— Begin Recorded data —

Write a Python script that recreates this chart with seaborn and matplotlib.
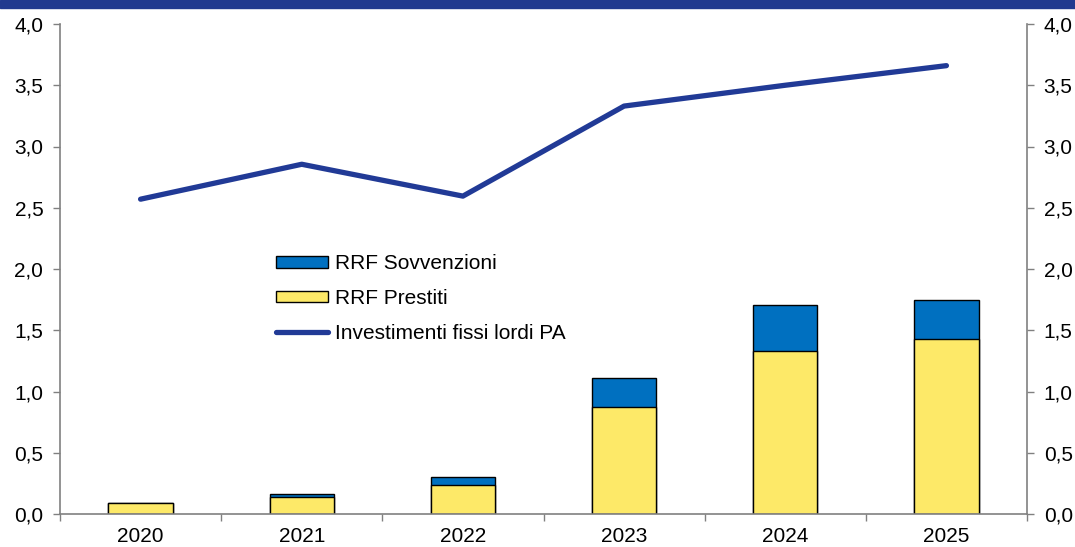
import numpy as np
import matplotlib
matplotlib.use("Agg")
import matplotlib.pyplot as plt
import seaborn as sns
from matplotlib.patches import Patch, Rectangle
from matplotlib.lines import Line2D
from matplotlib.ticker import FuncFormatter, FixedLocator

# --- Data ---
years = ["2020", "2021", "2022", "2023", "2024", "2025"]
prestiti = [0.09, 0.14, 0.24, 0.875, 1.33, 1.43]
sovvenzioni = [0.0, 0.025, 0.06, 0.235, 0.38, 0.32]
investimenti = [2.57, 2.855, 2.595, 3.33, 3.50, 3.66]

totale = [p + s for p, s in zip(prestiti, sovvenzioni)]

yellow = "#FDE968"
blue_bar = "#0070C0"
blue_line = "#213A96"
grey = "#808080"

sns.set_style("white")
plt.rcParams["font.family"] = ["Liberation Sans", "DejaVu Sans"]
plt.rcParams["text.color"] = "black"

fig = plt.figure(figsize=(10.75, 5.47), dpi=100)
ax = fig.add_axes([60 / 1075, 1 - 514 / 547, (1027 - 60) / 1075, (514 - 24) / 547])

# stacked bars: total (blue) then loans (yellow) on top of it
sns.barplot(x=years, y=totale, color=blue_bar, edgecolor="black", linewidth=1,
            width=0.4, saturation=1, ax=ax)
sns.barplot(x=years, y=prestiti, color=yellow, edgecolor="black", linewidth=1,
            width=0.4, saturation=1, ax=ax)

# line
sns.lineplot(x=np.arange(len(years)), y=investimenti, color=blue_line, linewidth=3.8,
             solid_capstyle="round", ax=ax)

# axes
ax.set_xlim(-0.5, len(years) - 0.5)
ax.set_ylim(0, 4)
ax.set_yticks(np.arange(0, 4.01, 0.5))
ax.yaxis.set_major_formatter(FuncFormatter(lambda v, p: f"{v:.1f}".replace(".", ",")))
ax.tick_params(axis="y", which="both", left=True, right=True, labelleft=True, labelright=True,
               direction="out", length=5, width=1, color=grey, labelsize=15,
               labelcolor="black", pad=7)

ax.xaxis.set_major_locator(FixedLocator(np.arange(-0.5, len(years), 1.0)))
ax.xaxis.set_minor_locator(FixedLocator(np.arange(len(years))))
ax.set_xticklabels([], minor=False)
ax.set_xticklabels(years, minor=True)
ax.tick_params(axis="x", which="major", bottom=True, direction="out", length=5, width=1, color=grey)
ax.tick_params(axis="x", which="minor", bottom=True, length=0, labelsize=15,
               labelcolor="black", pad=9)
ax.set_xlabel("")

for side in ["left", "right", "bottom"]:
    ax.spines[side].set_visible(True)
    ax.spines[side].set_color(grey)
    ax.spines[side].set_linewidth(1.2)
ax.spines["top"].set_visible(False)
ax.grid(False)

# legend
handles = [
    Patch(facecolor=blue_bar, edgecolor="black", linewidth=1),
    Patch(facecolor=yellow, edgecolor="black", linewidth=1),
    Line2D([], [], color=blue_line, linewidth=3.8, solid_capstyle="round"),
]
labels = ["RRF Sovvenzioni", "RRF Prestiti", "Investimenti fissi lordi PA"]
ax.legend(handles, labels, frameon=False, fontsize=15, loc="upper left",
          bbox_to_anchor=((268 - 60) / 967, (514 - 246) / 490),
          handlelength=2.5, handleheight=0.45, handletextpad=0.3, labelspacing=0.75,
          borderaxespad=0)

# top band
fig.add_artist(Rectangle((0, 1 - 8 / 547), 1, 8 / 547, transform=fig.transFigure,
                         color="#213A8F", zorder=10))

fig.savefig("out.png", dpi=100)
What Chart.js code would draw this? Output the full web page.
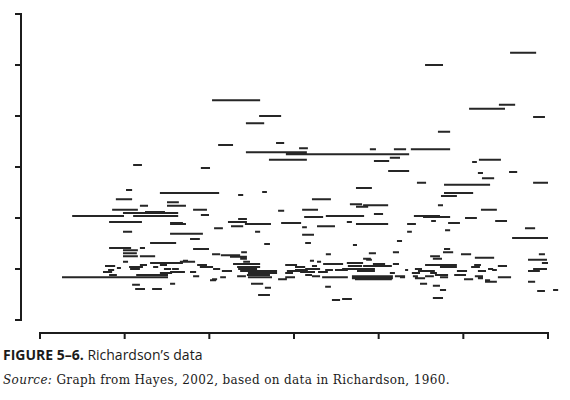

— End Recorded data —

- What is expected: Write down the number of lines where the word "seaborn" appears, and nothing further.

- Reply to the exercise: 2